The future is now
Il était logique qu’avec un tel potentiel, le garçon soit vite contraint de s’exiler. La Slovénie est peut-être une terre de basket, mais ce pays de deux millions d’habitants avec ses clubs aux ressources limitées n’est pas l’endroit propice pour développer le futur talent de demain. Du moins pas en comparaison des possibilités qu’offre une institution aussi prestigieuse que le Real Madrid.
Luka Doncic a donc fait ses valises, comme un grand, à treize ans. Direction la capitale espagnole. Loin de ses parents. Loin des siens. Mais toujours plus proche de sa passion. Un exil aussi périlleux peut en faire craquer plus d’un. Et il l’admet volontiers, « c’était très dur ». Un avenir brillant l’attendait. Il s’est fait des potes, il a appris à parler la langue locale et il a continué à faire ce qu’il faisait de mieux : dézinguer sur un terrain des mecs bien plus âgés que lui.

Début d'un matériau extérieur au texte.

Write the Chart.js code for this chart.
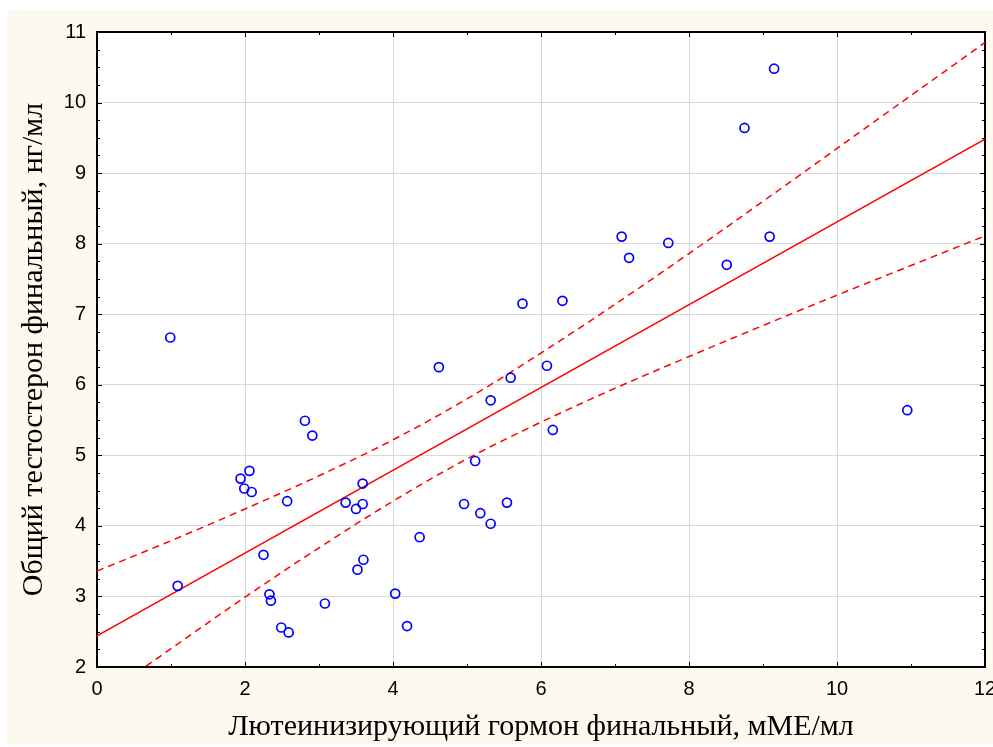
<!DOCTYPE html>
<html>
<head>
<meta charset="utf-8">
<script src="https://cdn.jsdelivr.net/npm/chart.js@4.4.1/dist/chart.umd.min.js"></script>
<style>
  html, body { margin: 0; padding: 0; background: #fff; }
  canvas { display: block; }
</style>
</head>
<body>
<canvas id="c" width="993" height="747"></canvas>
<script>
// Final LH (mIU/ml) vs final total testosterone (ng/ml), one entry per patient
const lhValues = [
  0.99, 1.09, 1.94, 1.99, 2.06, 2.09, 2.25, 2.33, 2.35, 2.49, 2.59,
  2.57, 2.81, 2.91, 3.08, 3.36, 3.50, 3.52, 3.59, 3.59, 3.60, 4.03,
  4.19, 4.36, 4.62, 4.96, 5.11, 5.18, 5.32, 5.32, 5.54, 5.59, 5.75,
  6.08, 6.16, 6.29, 7.09, 7.19, 7.72, 8.51, 8.75, 9.09, 9.15, 10.95
];
const testosteroneValues = [
  6.67, 3.15, 4.67, 4.53, 4.78, 4.48, 3.59, 3.03, 2.94, 2.56, 2.49,
  4.35, 5.49, 5.28, 2.90, 4.33, 4.24, 3.38, 4.60, 4.31, 3.52, 3.04,
  2.58, 3.84, 6.25, 4.31, 4.92, 4.18, 4.03, 5.78, 4.33, 6.10, 7.15,
  6.27, 5.36, 7.19, 8.10, 7.80, 8.01, 7.70, 9.64, 8.10, 10.48, 5.64
];

// Linear fit end points
const fitX = [0, 12];
const fitY = [2.44, 9.48];

// 95% confidence band of the fit
const bandX = [0, 1, 2, 3, 4, 5, 6, 7, 8, 9, 10, 11, 12];
const bandUpper = [3.36, 3.79, 4.24, 4.71, 5.22, 5.80, 6.45, 7.14, 7.86, 8.60, 9.35, 10.10, 10.85];
const bandLower = [1.52, 2.26, 2.99, 3.69, 4.35, 4.95, 5.47, 5.95, 6.40, 6.84, 7.27, 7.69, 8.11];

// Axis ticks
const xTicks = [0, 2, 4, 6, 8, 10, 12];
const yTicks = [2, 3, 4, 5, 6, 7, 8, 9, 10, 11];
const xMinorTicks = [1, 3, 5, 7, 9, 11];
const yMinorStep = 0.25;

const xTitle = 'Лютеинизирующий гормон финальный, мМЕ/мл';
const yTitle = 'Общий тестостерон финальный, нг/мл';

const pairs = (xs, ys) => xs.map((x, i) => ({ x: x, y: ys[i] }));

const backgroundPlugin = {
  id: 'panelBackground',
  beforeDraw(chart) {
    const { ctx, width, height, chartArea: a } = chart;
    ctx.save();
    ctx.fillStyle = '#ffffff';
    ctx.fillRect(0, 0, width, height);
    ctx.fillStyle = '#fdf9ee';
    ctx.fillRect(7, 10, width - 7, height - 12);
    ctx.fillStyle = '#ffffff';
    ctx.fillRect(a.left, a.top, a.right - a.left, a.bottom - a.top);
    ctx.restore();
  }
};

const framePlugin = {
  id: 'plotFrame',
  beforeDatasetsDraw(chart) {
    const { ctx, chartArea: a, scales } = chart;
    const xs = scales.x, ys = scales.y;
    ctx.save();
    ctx.strokeStyle = '#000';
    ctx.lineWidth = 1;
    ctx.beginPath();
    const tick = (v, len, horizontal) => {
      if (horizontal) {
        const px = Math.round(xs.getPixelForValue(v)) + 0.5;
        ctx.moveTo(px, a.bottom); ctx.lineTo(px, a.bottom - len);
        ctx.moveTo(px, a.top); ctx.lineTo(px, a.top + len);
      } else {
        const py = Math.round(ys.getPixelForValue(v)) + 0.5;
        ctx.moveTo(a.left, py); ctx.lineTo(a.left + len, py);
        ctx.moveTo(a.right, py); ctx.lineTo(a.right - len, py);
      }
    };
    xTicks.forEach(v => tick(v, 5, true));
    xMinorTicks.forEach(v => tick(v, 3, true));
    yTicks.forEach(v => tick(v, 5, false));
    for (let v = yTicks[0]; v < yTicks[yTicks.length - 1]; v += yMinorStep) {
      if (Math.abs(v - Math.round(v)) > 1e-6) tick(v, 3, false);
    }
    ctx.stroke();
    ctx.lineWidth = 2;
    ctx.strokeRect(a.left, a.top, a.right - a.left, a.bottom - a.top);
    ctx.restore();
  }
};

new Chart(document.getElementById('c'), {
  type: 'scatter',
  data: {
    datasets: [
      {
        label: 'Пациенты',
        data: pairs(lhValues, testosteroneValues),
        showLine: false,
        pointStyle: 'circle',
        pointRadius: 4.5,
        pointBorderWidth: 1.7,
        borderColor: '#0000ff',
        backgroundColor: 'rgba(0,0,0,0)'
      },
      {
        label: 'Регрессия',
        data: pairs(fitX, fitY),
        showLine: true,
        pointRadius: 0,
        borderColor: '#ff0000',
        borderWidth: 1.5
      },
      {
        label: '95% верхняя',
        data: pairs(bandX, bandUpper),
        showLine: true,
        pointRadius: 0,
        borderColor: '#ff0000',
        borderWidth: 1.5,
        borderDash: [7, 5],
        cubicInterpolationMode: 'monotone'
      },
      {
        label: '95% нижняя',
        data: pairs(bandX, bandLower),
        showLine: true,
        pointRadius: 0,
        borderColor: '#ff0000',
        borderWidth: 1.5,
        borderDash: [7, 5],
        cubicInterpolationMode: 'monotone'
      }
    ]
  },
  options: {
    responsive: false,
    animation: false,
    devicePixelRatio: 1,
    layout: { padding: { left: 0, right: 8, top: 32, bottom: 0 } },
    plugins: { legend: { display: false }, tooltip: { enabled: false } },
    scales: {
      x: {
        type: 'linear',
        min: 0, max: 12,
        afterBuildTicks: s => { s.ticks = xTicks.map(v => ({ value: v })); },
        afterFit: s => { s.height = 80; s.paddingLeft = 0; s.paddingRight = 0; },
        grid: { color: '#d9d9d9', lineWidth: 1, drawTicks: false },
        border: { display: false },
        ticks: { color: '#000', padding: 10, maxRotation: 0, font: { family: 'Liberation Sans', size: 20 } },
        title: { display: true, text: xTitle, color: '#000', padding: { top: 0, bottom: 1.5 }, font: { family: 'Liberation Serif', size: 30 } }
      },
      y: {
        type: 'linear',
        min: 2, max: 11,
        afterBuildTicks: s => { s.ticks = yTicks.map(v => ({ value: v })); },
        afterFit: s => { s.width = 97; s.paddingTop = 0; s.paddingBottom = 0; },
        grid: { color: '#d9d9d9', lineWidth: 1, drawTicks: false },
        border: { display: false },
        ticks: { color: '#000', padding: 11, font: { family: 'Liberation Sans', size: 20 } },
        title: { display: true, text: yTitle, color: '#000', padding: { top: 16, bottom: 0 }, font: { family: 'Liberation Serif', size: 30 } }
      }
    }
  },
  plugins: [backgroundPlugin, framePlugin]
});
</script>
</body>
</html>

Rémy Berrabah, jeune joueur français passé par la EBA (deuxième division nationale espagnol), la filiale Prospect de Madrid, a eu l’occasion de voir le phénomène de très près lors de l’International Junior Tournament. Doncic était alors en cadets.
« Une machine, il survolait tout le monde », commente-t-il.
Robotique dans sa façon d’enchaîner les performances sur les plus grandes scènes continentales. Notamment en Finlande et en Turquie, où il a marqué le dernier Euro de sa classe. La compétition restera comme celle où il a mis le continent à ses pieds. Comme une date de début de règne pour le nouveau « diamant du basket européen », dixit Dragic.
Le ton a été donné dès l’entrée du tournoi, avec un premier coup d’éclat contre la Grèce lors du troisième match. Alors que la star du Miami Heat se troue et se retrouve scotché sur le banc avec des problèmes de fautes, son jeune camarade prend les choses en main. Il n’attendait que ça. Un moment pour se mettre en lumière et se comporter en patron, lui qui est évidemment le plus jeune du groupe fraîchement sacré champion d’Europe.
Sans trembler, il prend le dessus sur les anciens que sont Kostas Sloukas, Nick Calathes, Kostas Papanikolaou et compagnie. Des tirs primés, des passes lasers, des claquettes… il leur fait la totale, avec notamment 14 points inscrits en première période. Et voilà que les regards d’un plus grand nombre d’observateurs, de scouts US, de coaches et bien sûr de fans ont commencé à se tourner vers lui.
En quarts, contre la Lettonie de Kristaps Porzingis, il frappe encore plus fort. 27 points, 9 rebonds et des paniers décisifs à la pelle. Encore une fois, sans pression apparente dans les moments les plus chauds.
« Je veux être le héros du match. Je veux toujours avoir le ballon entre les mains. J’ai déjà manqué des tirs importants, mais il faut savoir apprendre de ses échecs. Il faut aller de l’avant », fait remarquer l’intéressé.
L’engouement grimpe d’un coup autour de la deuxième rampe de lancement de la sélection. Son quasi-triple-double (23 pts, 12 rbds et 8 pds) en demie lors de la démonstration contre la Roja, grande favorite, ajoute même encore un peu plus de piquant. La Serbie, pays d’origine du papa Doncic, est la dernière à faire les frais de la furia slovène. A 18 ans, il est donc champion d’Europe et intègre en plus le premier cinq de la compétition. Plus de 14 pions (plus que Nando De Colo), 8 rebonds (plus que Pau Gasol) et 3 passes (plus que Boris Diaw) par rencontre sur l’ensemble de la compète. Du grand art. Le premier chef d’œuvre du digne descendant de « Mozart » Drazen Petrovic.